§ GIVEN EXERCISE
Reproduce the data exactly and drop any pictures it holds.

— start STORED DATA —

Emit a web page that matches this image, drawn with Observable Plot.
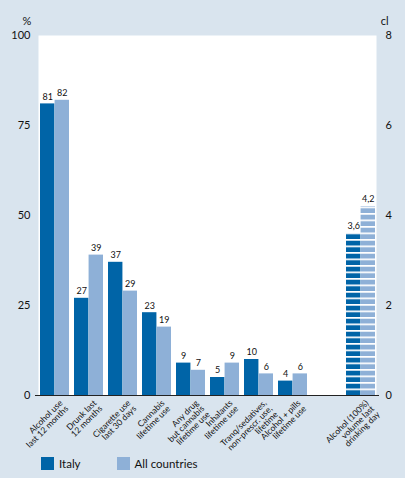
<!DOCTYPE html>
<html>
<head>
<meta charset="utf-8">
<script src="https://cdn.jsdelivr.net/npm/d3@7"></script>
<script src="https://cdn.jsdelivr.net/npm/@observablehq/plot@0.6"></script>
<style>
  html, body { margin: 0; padding: 0; background: #d9e4ee; }
  body { width: 405px; height: 478px; overflow: hidden; font-family: Lato, "Noto Sans", sans-serif; }
  #chart svg { display: block; }
  .legend { display: flex; align-items: center; margin: 2px 0 0 41px; height: 13px; font-size: 11.5px; color: #111; }
  .legend .sw { width: 13px; height: 13px; display: inline-block; margin-right: 5px; }
  .legend .item { display: flex; align-items: center; margin-right: 36px; }
</style>
</head>
<body>
<div id="chart"></div>
<div class="legend">
  <span class="item"><span class="sw" style="background:#0064a7"></span>Italy</span>
  <span class="item"><span class="sw" style="background:#8eb0d7"></span>All countries</span>
</div>
<script>
// ---- data ----
const categories = [
  "Alcohol use\nlast 12 months",
  "Drunk last\n12 months",
  "Cigarette use\nlast 30 days",
  "Cannabis\nlifetime use",
  "Any drug\nbut cannabis\nlifetime use",
  "Inhalants\nlifetime use",
  "Tranq/sedatives,\nnon-prescr. use,\nlifetime",
  "Alcohol + pills\nlifetime use"
];
const italy = [81, 27, 37, 23, 9, 5, 10, 4];
const allCountries = [82, 39, 29, 19, 7, 9, 6, 6];
const volumeCategory = "Alcohol (100%)\nvolume last\ndrinking day";
const volumeItaly = 3.6;   // cl
const volumeAll = 4.2;     // cl
const leftTicks = [0, 25, 50, 75, 100];   // %
const rightTicks = [0, 2, 4, 6, 8];       // cl

// ---- layout / styles ----
const W = 405, H = 455;
const mL = 38, mR = 29, mT = 35, mB = 60;
const dark = "#0064a7", light = "#8eb0d7";
const GAP = "__gap__";
const domain = [...categories, GAP, volumeCategory];
const clToPct = 100 / 8;

const xs = Plot.scale({x: {type: "band", domain, range: [mL, W - mR], paddingInner: 0.15, paddingOuter: 0}});
const bw = xs.bandwidth;
const half = bw / 2;

const fmt = v => String(v).replace(".", ",");
const italyRows = categories.map((c, i) => ({cat: c, value: italy[i], label: fmt(italy[i]), striped: false}))
  .concat([{cat: volumeCategory, value: volumeItaly * clToPct, label: fmt(volumeItaly), striped: true}]);
const allRows = categories.map((c, i) => ({cat: c, value: allCountries[i], label: fmt(allCountries[i]), striped: false}))
  .concat([{cat: volumeCategory, value: volumeAll * clToPct, label: fmt(volumeAll), striped: true}]);

const labelFont = {fontSize: 9, fill: "#111"};

const plot = Plot.plot({
  width: W, height: H,
  marginLeft: mL, marginRight: mR, marginTop: mT, marginBottom: mB,
  style: {fontFamily: "Lato, 'Noto Sans', sans-serif", background: "transparent", color: "#111"},
  x: {type: "band", domain, paddingInner: 0.15, paddingOuter: 0, axis: null},
  y: {domain: [0, 100], axis: null},
  marks: [
    Plot.frame({fill: "white", stroke: null}),
    Plot.barY(italyRows, {x: "cat", y: "value", insetRight: half, insetLeft: 0,
      fill: d => d.striped ? "url(#stripeDark)" : dark}),
    Plot.barY(allRows, {x: "cat", y: "value", insetLeft: half, insetRight: 0,
      fill: d => d.striped ? "url(#stripeLight)" : light}),
    Plot.text(italyRows, {x: "cat", y: "value", text: "label", dx: -bw / 4, dy: -7, ...labelFont}),
    Plot.text(allRows, {x: "cat", y: "value", text: "label", dx: bw / 4, dy: -7, ...labelFont}),
    Plot.ruleY([0], {stroke: "#222", strokeWidth: 1.2, insetLeft: -3, insetRight: -3}),
    Plot.axisY(leftTicks, {anchor: "left", tickSize: 0, tickPadding: 8, fontSize: 11, label: null}),
    Plot.axisY(rightTicks.map(t => t * clToPct), {anchor: "right", tickSize: 0, tickPadding: 9,
      tickFormat: d => d / clToPct, fontSize: 11, label: null, textAnchor: "start"}),
    Plot.text(["%"], {frameAnchor: "top-left", dx: -16, dy: -18, fontSize: 11, text: d => d}),
    Plot.text(["cl"], {frameAnchor: "top-right", dx: 12, dy: -18, fontSize: 11, text: d => d}),
    Plot.text(domain.filter(d => d !== GAP), {x: d => d, frameAnchor: "bottom", text: d => d,
      rotate: -45, textAnchor: "end", lineAnchor: "top", dx: 4, dy: 4, fontSize: 8.5, lineHeight: 0.95, fill: "#111"})
  ]
});

// stripe patterns for the cl bars
const ns = "http://www.w3.org/2000/svg";
const defs = document.createElementNS(ns, "defs");
for (const [id, col] of [["stripeDark", dark], ["stripeLight", light]]) {
  const p = document.createElementNS(ns, "pattern");
  p.setAttribute("id", id);
  p.setAttribute("patternUnits", "userSpaceOnUse");
  p.setAttribute("x", 0); p.setAttribute("y", H - mB);
  p.setAttribute("width", 20); p.setAttribute("height", 6.5);
  const bg = document.createElementNS(ns, "rect");
  bg.setAttribute("width", 20); bg.setAttribute("height", 6.5); bg.setAttribute("fill", "white");
  const r = document.createElementNS(ns, "rect");
  r.setAttribute("y", 1.7); r.setAttribute("width", 20); r.setAttribute("height", 4.8); r.setAttribute("fill", col);
  p.appendChild(bg); p.appendChild(r);
  defs.appendChild(p);
}
plot.insertBefore(defs, plot.firstChild);
document.getElementById("chart").appendChild(plot);
</script>
</body>
</html>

— end STORED DATA —

§ COMPLETE RESPONSE
Emit a web page that matches this image, drawn with Observable Plot.
<!DOCTYPE html>
<html>
<head>
<meta charset="utf-8">
<script src="https://cdn.jsdelivr.net/npm/d3@7"></script>
<script src="https://cdn.jsdelivr.net/npm/@observablehq/plot@0.6"></script>
<style>
  html, body { margin: 0; padding: 0; background: #d9e4ee; }
  body { width: 405px; height: 478px; overflow: hidden; font-family: Lato, "Noto Sans", sans-serif; }
  #chart svg { display: block; }
  .legend { display: flex; align-items: center; margin: 2px 0 0 41px; height: 13px; font-size: 11.5px; color: #111; }
  .legend .sw { width: 13px; height: 13px; display: inline-block; margin-right: 5px; }
  .legend .item { display: flex; align-items: center; margin-right: 36px; }
</style>
</head>
<body>
<div id="chart"></div>
<div class="legend">
  <span class="item"><span class="sw" style="background:#0064a7"></span>Italy</span>
  <span class="item"><span class="sw" style="background:#8eb0d7"></span>All countries</span>
</div>
<script>
// ---- data ----
const categories = [
  "Alcohol use\nlast 12 months",
  "Drunk last\n12 months",
  "Cigarette use\nlast 30 days",
  "Cannabis\nlifetime use",
  "Any drug\nbut cannabis\nlifetime use",
  "Inhalants\nlifetime use",
  "Tranq/sedatives,\nnon-prescr. use,\nlifetime",
  "Alcohol + pills\nlifetime use"
];
const italy = [81, 27, 37, 23, 9, 5, 10, 4];
const allCountries = [82, 39, 29, 19, 7, 9, 6, 6];
const volumeCategory = "Alcohol (100%)\nvolume last\ndrinking day";
const volumeItaly = 3.6;   // cl
const volumeAll = 4.2;     // cl
const leftTicks = [0, 25, 50, 75, 100];   // %
const rightTicks = [0, 2, 4, 6, 8];       // cl

// ---- layout / styles ----
const W = 405, H = 455;
const mL = 38, mR = 29, mT = 35, mB = 60;
const dark = "#0064a7", light = "#8eb0d7";
const GAP = "__gap__";
const domain = [...categories, GAP, volumeCategory];
const clToPct = 100 / 8;

const xs = Plot.scale({x: {type: "band", domain, range: [mL, W - mR], paddingInner: 0.15, paddingOuter: 0}});
const bw = xs.bandwidth;
const half = bw / 2;

const fmt = v => String(v).replace(".", ",");
const italyRows = categories.map((c, i) => ({cat: c, value: italy[i], label: fmt(italy[i]), striped: false}))
  .concat([{cat: volumeCategory, value: volumeItaly * clToPct, label: fmt(volumeItaly), striped: true}]);
const allRows = categories.map((c, i) => ({cat: c, value: allCountries[i], label: fmt(allCountries[i]), striped: false}))
  .concat([{cat: volumeCategory, value: volumeAll * clToPct, label: fmt(volumeAll), striped: true}]);

const labelFont = {fontSize: 9, fill: "#111"};

const plot = Plot.plot({
  width: W, height: H,
  marginLeft: mL, marginRight: mR, marginTop: mT, marginBottom: mB,
  style: {fontFamily: "Lato, 'Noto Sans', sans-serif", background: "transparent", color: "#111"},
  x: {type: "band", domain, paddingInner: 0.15, paddingOuter: 0, axis: null},
  y: {domain: [0, 100], axis: null},
  marks: [
    Plot.frame({fill: "white", stroke: null}),
    Plot.barY(italyRows, {x: "cat", y: "value", insetRight: half, insetLeft: 0,
      fill: d => d.striped ? "url(#stripeDark)" : dark}),
    Plot.barY(allRows, {x: "cat", y: "value", insetLeft: half, insetRight: 0,
      fill: d => d.striped ? "url(#stripeLight)" : light}),
    Plot.text(italyRows, {x: "cat", y: "value", text: "label", dx: -bw / 4, dy: -7, ...labelFont}),
    Plot.text(allRows, {x: "cat", y: "value", text: "label", dx: bw / 4, dy: -7, ...labelFont}),
    Plot.ruleY([0], {stroke: "#222", strokeWidth: 1.2, insetLeft: -3, insetRight: -3}),
    Plot.axisY(leftTicks, {anchor: "left", tickSize: 0, tickPadding: 8, fontSize: 11, label: null}),
    Plot.axisY(rightTicks.map(t => t * clToPct), {anchor: "right", tickSize: 0, tickPadding: 9,
      tickFormat: d => d / clToPct, fontSize: 11, label: null, textAnchor: "start"}),
    Plot.text(["%"], {frameAnchor: "top-left", dx: -16, dy: -18, fontSize: 11, text: d => d}),
    Plot.text(["cl"], {frameAnchor: "top-right", dx: 12, dy: -18, fontSize: 11, text: d => d}),
    Plot.text(domain.filter(d => d !== GAP), {x: d => d, frameAnchor: "bottom", text: d => d,
      rotate: -45, textAnchor: "end", lineAnchor: "top", dx: 4, dy: 4, fontSize: 8.5, lineHeight: 0.95, fill: "#111"})
  ]
});

// stripe patterns for the cl bars
const ns = "http://www.w3.org/2000/svg";
const defs = document.createElementNS(ns, "defs");
for (const [id, col] of [["stripeDark", dark], ["stripeLight", light]]) {
  const p = document.createElementNS(ns, "pattern");
  p.setAttribute("id", id);
  p.setAttribute("patternUnits", "userSpaceOnUse");
  p.setAttribute("x", 0); p.setAttribute("y", H - mB);
  p.setAttribute("width", 20); p.setAttribute("height", 6.5);
  const bg = document.createElementNS(ns, "rect");
  bg.setAttribute("width", 20); bg.setAttribute("height", 6.5); bg.setAttribute("fill", "white");
  const r = document.createElementNS(ns, "rect");
  r.setAttribute("y", 1.7); r.setAttribute("width", 20); r.setAttribute("height", 4.8); r.setAttribute("fill", col);
  p.appendChild(bg); p.appendChild(r);
  defs.appendChild(p);
}
plot.insertBefore(defs, plot.firstChild);
document.getElementById("chart").appendChild(plot);
</script>
</body>
</html>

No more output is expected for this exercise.